The concierge arrived with a notebook and pen and asked me for details. He vigorously jotted notes, and at the end said. “Thank you.”
After years of being ridiculed for believing in ghosts, and forever being treated by my family and friends like I was an alien, this type of normalcy was blowing my mind. I’d never experienced this before. And I was so curious about why this was his reaction.
“Is my story similar to other stories about the ghost?” I asked.

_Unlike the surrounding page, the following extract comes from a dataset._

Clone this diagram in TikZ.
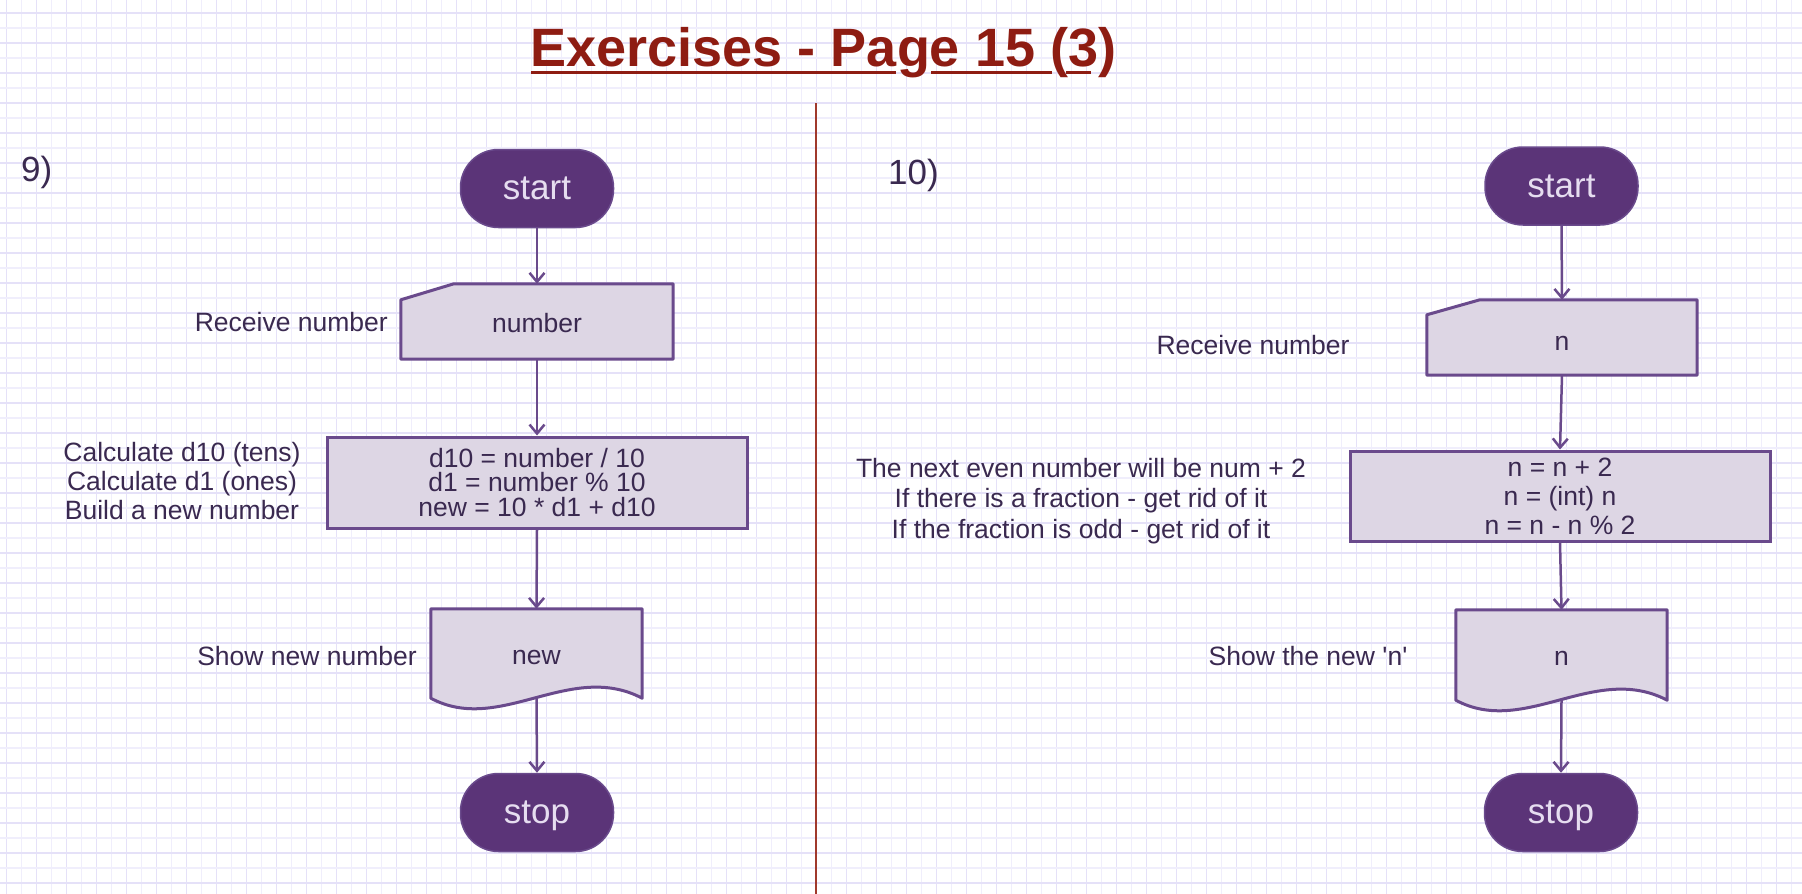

He calmly nodded and explained that all the ghostly activity had come from the two rooms that had once been a suite of rooms where a notable resident of the Inn, Mr. William Jacocks, who was quite the prankster, had stayed from 1948-1965. Mr. Jacocks liked to have fun with guests who stayed in those two rooms, by doing things like he did to me. Opposites. When someone turned on the hot water tap, cold water came out. And vice versa. My turning up the heat, made the air get colder. “Yep, I can totally picture him doing that, “ said the concierge.
We both sat there in silence for a few more moments, processing everything. I thought back to the haunted house in Connecticut where I’d lived with my 5 year old son for three months, and the police who’d provided a few clues that they too believed something spooky was going on in that house, most likely by the consistency of similar accountings. If this concierge could give me an absolute confirmation based on my experience being so similar to others, then this seemed to be what was most likely the case back in Connecticut. The police definitely acted like they believed what I was saying, and now I speculated it was because of how similar my spooky story must have been to the others they’d heard, which must have also been the same situation with the landlord and why she decided to level the house.
Who doesn’t appreciate a confirmation that ghosts are real? This was very helpful. I finally exhaled and sat back, enjoying this powerful moment of proof about something I always believed would be unprovable.